Dataset extract =>
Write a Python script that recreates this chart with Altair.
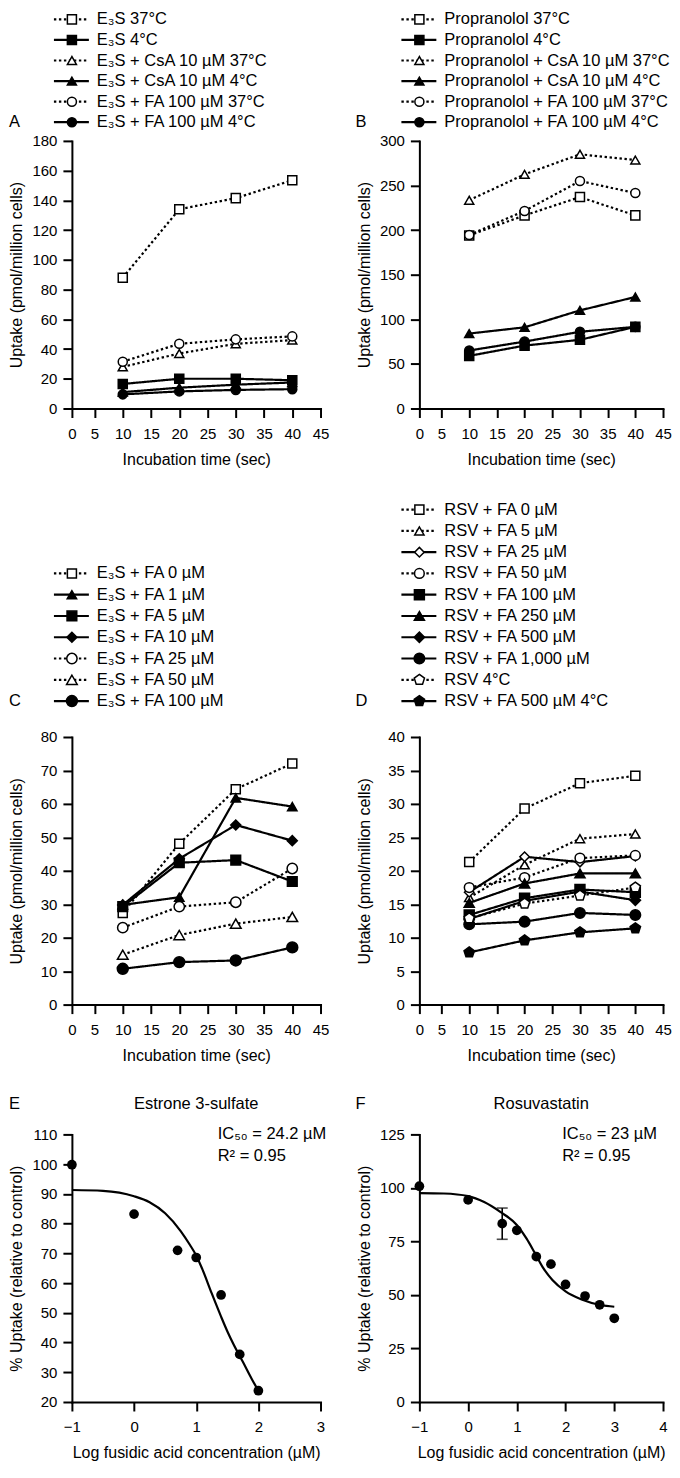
import altair as alt
import pandas as pd

FONT = "Liberation Sans"
INK = "#000000"

# ---------------- data ----------------
times = [10, 20, 30, 40]

a_labels = ["E₃S 37°C", "E₃S 4°C", "E₃S + CsA 10 µM 37°C", "E₃S + CsA 10 µM 4°C",
            "E₃S + FA 100 µM 37°C", "E₃S + FA 100 µM 4°C"]
a_e3s_37 = [88, 134, 141.5, 153.5]
a_e3s_4 = [16.5, 20, 20, 19]
a_csa_37 = [28, 37, 43.5, 46]
a_csa_4 = [11, 14, 16, 17.5]
a_fa_37 = [31.5, 43.5, 46.5, 48.5]
a_fa_4 = [9.5, 11.5, 12.5, 13]

b_labels = ["Propranolol 37°C", "Propranolol 4°C", "Propranolol + CsA 10 µM 37°C",
            "Propranolol + CsA 10 µM 4°C", "Propranolol + FA 100 µM 37°C",
            "Propranolol + FA 100 µM 4°C"]
b_p_37 = [194, 216.5, 237, 216.5]
b_p_4 = [59, 70.5, 77, 91.5]
b_csa_37 = [233.5, 262.5, 285, 278.5]
b_csa_4 = [84, 91, 110, 125]
b_fa_37 = [194.5, 221.5, 255, 241.5]
b_fa_4 = [65, 75, 86, 91.5]

c_labels = ["E₃S + FA 0 µM", "E₃S + FA 1 µM", "E₃S + FA 5 µM", "E₃S + FA 10 µM",
            "E₃S + FA 25 µM", "E₃S + FA 50 µM", "E₃S + FA 100 µM"]
c_fa0 = [27.4, 48.1, 64.4, 72.1]
c_fa1 = [29.8, 32.1, 61.8, 59.2]
c_fa5 = [29.3, 42.4, 43.2, 36.8]
c_fa10 = [29.8, 43.6, 53.7, 49.0]
c_fa25 = [23.0, 29.3, 30.6, 40.7]
c_fa50 = [14.9, 20.8, 24.2, 26.2]
c_fa100 = [10.7, 12.7, 13.2, 17.1]

d_labels = ["RSV + FA 0 µM", "RSV + FA 5 µM", "RSV + FA 25 µM", "RSV + FA 50 µM",
            "RSV + FA 100 µM", "RSV + FA 250 µM", "RSV + FA 500 µM", "RSV + FA 1,000 µM",
            "RSV 4°C", "RSV + FA 500 µM 4°C"]
d_fa0 = [21.3, 29.3, 33.1, 34.2]
d_fa5 = [16.0, 20.9, 24.8, 25.5]
d_fa25 = [16.8, 22.1, 21.3, 22.2]
d_fa50 = [17.5, 19.0, 21.9, 22.3]
d_fa100 = [13.4, 15.9, 17.2, 16.8]
d_fa250 = [15.2, 18.1, 19.6, 19.6]
d_fa500 = [12.8, 15.5, 16.9, 15.6]
d_fa1000 = [12.0, 12.4, 13.7, 13.4]
d_4c = [12.9, 15.1, 16.3, 17.5]
d_fa500_4c = [7.8, 9.6, 10.8, 11.4]

# E: estrone 3-sulfate inhibition (log concentration)
e_logc = [-1, 0, 0.7, 1, 1.4, 1.7, 2]
e_uptake = [99.8, 83.2, 71.0, 68.6, 56.0, 36.0, 23.8]
e_fit_x = [-1, -0.5, 0, 0.25, 0.5, 0.75, 0.9, 1.0, 1.1, 1.25, 1.4, 1.5, 1.6, 1.75, 1.9, 2.0]
e_fit_y = [91.3, 91.0, 89.2, 87.2, 83.5, 77.5, 72.8, 69.3, 64.6, 56.5, 48.7, 43.8, 39.4, 33.5, 27.5, 23.8]

# F: rosuvastatin inhibition
f_logc = [-1, 0, 0.7, 1, 1.4, 1.7, 2, 2.4, 2.7, 3]
f_uptake = [100.8, 94.4, 83.3, 80.2, 67.9, 64.4, 54.9, 49.5, 45.4, 39.1]
f_err_x = [0.7]
f_err_lo = [76.0]
f_err_hi = [90.6]
f_fit_x = [-1, -0.5, 0, 0.33, 0.66, 1.0, 1.2, 1.36, 1.53, 1.73, 2.0, 2.33, 2.72, 3.0]
f_fit_y = [97.6, 97.4, 96.2, 93.4, 88.8, 82.7, 76.3, 70.0, 63.0, 57.0, 51.7, 47.9, 45.3, 44.5]

# ---------------- styles ----------------
PENT = "M0,-1L0.951,-0.309L0.588,0.809L-0.588,0.809L-0.951,-0.309Z"
SHAPE_SIZE = {"square": 82, "triangle-up": 120, "circle": 82, "diamond": 115, PENT: 110}
DOT = [2.4, 2.6]
SOLID = [1, 0]
LEG_FS = 16.5

ab_shapes = ["square", "square", "triangle-up", "triangle-up", "circle", "circle"]
ab_filled = [False, True, False, True, False, True]
ab_dotted = [True, False, True, False, True, False]
c_shapes = ["square", "triangle-up", "square", "diamond", "circle", "triangle-up", "circle"]
c_filled = [False, True, True, True, False, False, True]
c_dotted = [True, False, False, False, True, True, False]
d_shapes = ["square", "triangle-up", "diamond", "circle", "square", "triangle-up",
            "diamond", "circle", PENT, PENT]
d_filled = [False, False, False, False, True, True, True, True, False, True]
d_dotted = [True, True, False, True, False, False, False, False, True, False]

# ---------------- layout ----------------
COL1_W = 249
COL2_W = 244
COL_GAP = 99
PLOT_H = 268
LEG1_H = 132
LEG1_STEP = 20.6
LEG3_H = 329
LEG3_STEP = 21.3
LEG3_BOTTOM = 25.35
HDR_H = 130
LETTER_X1 = -63
LETTER_X2 = -64

AXIS_BASE = dict(domainColor=INK, domainWidth=2, domainCap="square", tickColor=INK,
                 tickWidth=2, tickSize=9, labelColor=INK, labelFont=FONT,
                 labelFontSize=15, titleFont=FONT, titleFontSize=16,
                 titleFontWeight="normal", titleColor=INK, grid=False,
                 labelFlush=False, labelOverlap=False)
X_AXIS = dict(AXIS_BASE, labelPadding=9, titlePadding=10)
Y_AXIS = dict(AXIS_BASE, labelPadding=6, titleAngle=270, titleX=-55, titleY=PLOT_H / 2,
              titleAlign="center", titleBaseline="middle")
TIME_TICKS = [1, 5, 10, 15, 20, 25, 30, 35, 40, 45]


def style_enc(labels, shapes, filled, dotted):
    return dict(
        strokeDash=alt.StrokeDash("series:N", legend=None,
                                  scale=alt.Scale(domain=labels,
                                                  range=[DOT if d else SOLID for d in dotted])),
        shape=alt.Shape("series:N", legend=None,
                        scale=alt.Scale(domain=labels, range=shapes)),
        fill=alt.Fill("series:N", legend=None,
                      scale=alt.Scale(domain=labels,
                                      range=[INK if f else "#ffffff" for f in filled])),
        size=alt.Size("series:N", legend=None,
                      scale=alt.Scale(domain=labels, range=[SHAPE_SIZE[s] for s in shapes])),
    )


def band_scale(labels, height, step, bottom_gap):
    n = len(labels)
    bottom = height - bottom_gap
    top = bottom - n * step
    return alt.Scale(type="band", domain=labels, paddingInner=0, paddingOuter=0,
                     range=[top, bottom])


def legend_panel(labels, shapes, filled, dotted, letter, letter_x, width, height, step,
                 bottom_gap):
    df = pd.DataFrame({"series": labels})
    y = alt.Y("series:N", axis=None, scale=band_scale(labels, height, step, bottom_gap))
    enc = style_enc(labels, shapes, filled, dotted)
    rule = alt.Chart(df).mark_rule(color=INK, strokeWidth=2.2).encode(
        y=y, x=alt.value(-18), x2=alt.value(17), strokeDash=enc["strokeDash"])
    pts = alt.Chart(df).mark_point(filled=True, stroke=INK, strokeWidth=1.5, opacity=1).encode(
        y=y, x=alt.value(0), shape=enc["shape"], fill=enc["fill"], size=enc["size"])
    txt = alt.Chart(df).mark_text(align="left", baseline="middle", font=FONT, fontSize=LEG_FS,
                                  color=INK).encode(y=y, x=alt.value(25), text="series:N")
    let = alt.Chart(pd.DataFrame({"series": [labels[-1]], "letter": [letter]})).mark_text(
        align="left", baseline="middle", font=FONT, fontSize=LEG_FS, color=INK).encode(
        y=y, x=alt.value(letter_x), text="letter:N")
    return alt.layer(rule, pts, txt, let).properties(width=width, height=height)


def time_panel(labels, series, shapes, filled, dotted, ymax, ystep, width):
    rows = []
    for lab, vals in zip(labels, series):
        for t, v in zip(times, vals):
            rows.append({"series": lab, "time": t, "value": v})
    df = pd.DataFrame(rows)
    x = alt.X("time:Q", scale=alt.Scale(domain=[1, 45], nice=False, zero=False),
              axis=alt.Axis(values=TIME_TICKS,
                            labelExpr="datum.value == 1 ? '0' : datum.label",
                            title="Incubation time (sec)", **X_AXIS))
    y = alt.Y("value:Q", scale=alt.Scale(domain=[0, ymax], nice=False),
              axis=alt.Axis(values=list(range(0, ymax + 1, ystep)),
                            title="Uptake (pmol/million cells)", **Y_AXIS))
    enc = style_enc(labels, shapes, filled, dotted)
    lines = alt.Chart(df).mark_line(color=INK, strokeWidth=2.2).encode(
        x=x, y=y, detail="series:N", strokeDash=enc["strokeDash"])
    pts = alt.Chart(df).mark_point(filled=True, stroke=INK, strokeWidth=1.5, opacity=1).encode(
        x=x, y=y, shape=enc["shape"], fill=enc["fill"], size=enc["size"])
    return alt.layer(lines, pts).properties(width=width, height=PLOT_H)


def ic_panel(px, py, cx, cy, xmin, xmax, ymin, ymax, ystep, width, ic_text, r2_text,
             err=None):
    x = alt.X("x:Q", scale=alt.Scale(domain=[xmin, xmax], nice=False, zero=False),
              axis=alt.Axis(values=list(range(xmin, xmax + 1)),
                            title="Log fusidic acid concentration (µM)", **X_AXIS))
    y = alt.Y("y:Q", scale=alt.Scale(domain=[ymin, ymax], nice=False, zero=False),
              axis=alt.Axis(values=list(range(ymin, ymax + 1, ystep)),
                            title="% Uptake (relative to control)", **Y_AXIS))
    curve = alt.Chart(pd.DataFrame({"x": cx, "y": cy})).mark_line(
        color=INK, strokeWidth=2.2, interpolate="monotone").encode(x=x, y=y)
    dots = alt.Chart(pd.DataFrame({"x": px, "y": py})).mark_circle(
        color=INK, size=95, opacity=1).encode(x=x, y=y)
    layers = [curve]
    if err is not None:
        ex, lo, hi = err
        bar = alt.Chart(pd.DataFrame({"x": ex, "y": lo, "hi": hi})).mark_rule(
            color=INK, strokeWidth=1.6).encode(x=x, y=y, y2="hi:Q")
        caps = alt.Chart(pd.DataFrame({"x": ex + ex, "y": lo + hi})).mark_tick(
            color=INK, orient="horizontal", size=11, thickness=1.6).encode(x=x, y=y)
        layers += [bar, caps]
    layers.append(dots)
    ann_x = round(0.585 * width)
    for i, t in enumerate([ic_text, r2_text]):
        layers.append(alt.Chart(pd.DataFrame({"t": [t]})).mark_text(
            align="left", baseline="middle", font=FONT, fontSize=LEG_FS, color=INK).encode(
            x=alt.value(ann_x), y=alt.value(21.5 * i), text="t:N"))
    return alt.layer(*layers).properties(width=width, height=PLOT_H)


def header_panel(letter, title, letter_x, width):
    ty = HDR_H - 30.5
    t = alt.Chart(pd.DataFrame({"t": [title]})).mark_text(
        align="center", baseline="middle", font=FONT, fontSize=LEG_FS, color=INK).encode(
        x=alt.value(width / 2), y=alt.value(ty), text="t:N")
    l = alt.Chart(pd.DataFrame({"t": [letter]})).mark_text(
        align="left", baseline="middle", font=FONT, fontSize=LEG_FS, color=INK).encode(
        x=alt.value(letter_x), y=alt.value(ty), text="t:N")
    return alt.layer(t, l).properties(width=width, height=HDR_H)


leg1_bottom = LEG1_H - 6 * LEG1_STEP

legA = legend_panel(a_labels, ab_shapes, ab_filled, ab_dotted, "A", LETTER_X1, COL1_W,
                    LEG1_H, LEG1_STEP, leg1_bottom)
legB = legend_panel(b_labels, ab_shapes, ab_filled, ab_dotted, "B", LETTER_X2, COL2_W,
                    LEG1_H, LEG1_STEP, leg1_bottom)
plotA = time_panel(a_labels, [a_e3s_37, a_e3s_4, a_csa_37, a_csa_4, a_fa_37, a_fa_4],
                   ab_shapes, ab_filled, ab_dotted, 180, 20, COL1_W)
plotB = time_panel(b_labels, [b_p_37, b_p_4, b_csa_37, b_csa_4, b_fa_37, b_fa_4],
                   ab_shapes, ab_filled, ab_dotted, 300, 50, COL2_W)
legC = legend_panel(c_labels, c_shapes, c_filled, c_dotted, "C", LETTER_X1, COL1_W,
                    LEG3_H, LEG3_STEP, LEG3_BOTTOM)
legD = legend_panel(d_labels, d_shapes, d_filled, d_dotted, "D", LETTER_X2, COL2_W,
                    LEG3_H, LEG3_STEP, LEG3_BOTTOM)
plotC = time_panel(c_labels, [c_fa0, c_fa1, c_fa5, c_fa10, c_fa25, c_fa50, c_fa100],
                   c_shapes, c_filled, c_dotted, 80, 10, COL1_W)
plotD = time_panel(d_labels, [d_fa0, d_fa5, d_fa25, d_fa50, d_fa100, d_fa250, d_fa500,
                              d_fa1000, d_4c, d_fa500_4c],
                   d_shapes, d_filled, d_dotted, 40, 5, COL2_W)
hdrE = header_panel("E", "Estrone 3-sulfate", LETTER_X1, COL1_W)
hdrF = header_panel("F", "Rosuvastatin", LETTER_X2, COL2_W)
plotE = ic_panel(e_logc, e_uptake, e_fit_x, e_fit_y, -1, 3, 20, 110, 10, COL1_W,
                 "IC₅₀ = 24.2 µM", "R² = 0.95")
plotF = ic_panel(f_logc, f_uptake, f_fit_x, f_fit_y, -1, 4, 0, 125, 25, COL2_W,
                 "IC₅₀ = 23 µM", "R² = 0.95", err=(f_err_x, f_err_lo, f_err_hi))

chart = alt.concat(
    legA, legB, plotA, plotB, legC, legD, plotC, plotD, hdrE, hdrF, plotE, plotF,
    columns=2, bounds="flush", align="each", spacing={"row": 0, "column": COL_GAP},
).resolve_scale(
    shape="independent", fill="independent", strokeDash="independent", size="independent"
).properties(padding=0, background="white").configure(font=FONT).configure_view(stroke=None)

chart.save("out.html", embed_options={"renderer": "svg", "actions": False})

Written task =>
Only the lines from the start of the material through the line containing "d_fa500_4c = [7.8, 9.6, 10.8, 11.4]" should be transcribed. Pictures stay out.

Written answer =>
Write a Python script that recreates this chart with Altair.
import altair as alt
import pandas as pd

FONT = "Liberation Sans"
INK = "#000000"

# ---------------- data ----------------
times = [10, 20, 30, 40]

a_labels = ["E₃S 37°C", "E₃S 4°C", "E₃S + CsA 10 µM 37°C", "E₃S + CsA 10 µM 4°C",
            "E₃S + FA 100 µM 37°C", "E₃S + FA 100 µM 4°C"]
a_e3s_37 = [88, 134, 141.5, 153.5]
a_e3s_4 = [16.5, 20, 20, 19]
a_csa_37 = [28, 37, 43.5, 46]
a_csa_4 = [11, 14, 16, 17.5]
a_fa_37 = [31.5, 43.5, 46.5, 48.5]
a_fa_4 = [9.5, 11.5, 12.5, 13]

b_labels = ["Propranolol 37°C", "Propranolol 4°C", "Propranolol + CsA 10 µM 37°C",
            "Propranolol + CsA 10 µM 4°C", "Propranolol + FA 100 µM 37°C",
            "Propranolol + FA 100 µM 4°C"]
b_p_37 = [194, 216.5, 237, 216.5]
b_p_4 = [59, 70.5, 77, 91.5]
b_csa_37 = [233.5, 262.5, 285, 278.5]
b_csa_4 = [84, 91, 110, 125]
b_fa_37 = [194.5, 221.5, 255, 241.5]
b_fa_4 = [65, 75, 86, 91.5]

c_labels = ["E₃S + FA 0 µM", "E₃S + FA 1 µM", "E₃S + FA 5 µM", "E₃S + FA 10 µM",
            "E₃S + FA 25 µM", "E₃S + FA 50 µM", "E₃S + FA 100 µM"]
c_fa0 = [27.4, 48.1, 64.4, 72.1]
c_fa1 = [29.8, 32.1, 61.8, 59.2]
c_fa5 = [29.3, 42.4, 43.2, 36.8]
c_fa10 = [29.8, 43.6, 53.7, 49.0]
c_fa25 = [23.0, 29.3, 30.6, 40.7]
c_fa50 = [14.9, 20.8, 24.2, 26.2]
c_fa100 = [10.7, 12.7, 13.2, 17.1]

d_labels = ["RSV + FA 0 µM", "RSV + FA 5 µM", "RSV + FA 25 µM", "RSV + FA 50 µM",
            "RSV + FA 100 µM", "RSV + FA 250 µM", "RSV + FA 500 µM", "RSV + FA 1,000 µM",
            "RSV 4°C", "RSV + FA 500 µM 4°C"]
d_fa0 = [21.3, 29.3, 33.1, 34.2]
d_fa5 = [16.0, 20.9, 24.8, 25.5]
d_fa25 = [16.8, 22.1, 21.3, 22.2]
d_fa50 = [17.5, 19.0, 21.9, 22.3]
d_fa100 = [13.4, 15.9, 17.2, 16.8]
d_fa250 = [15.2, 18.1, 19.6, 19.6]
d_fa500 = [12.8, 15.5, 16.9, 15.6]
d_fa1000 = [12.0, 12.4, 13.7, 13.4]
d_4c = [12.9, 15.1, 16.3, 17.5]
d_fa500_4c = [7.8, 9.6, 10.8, 11.4]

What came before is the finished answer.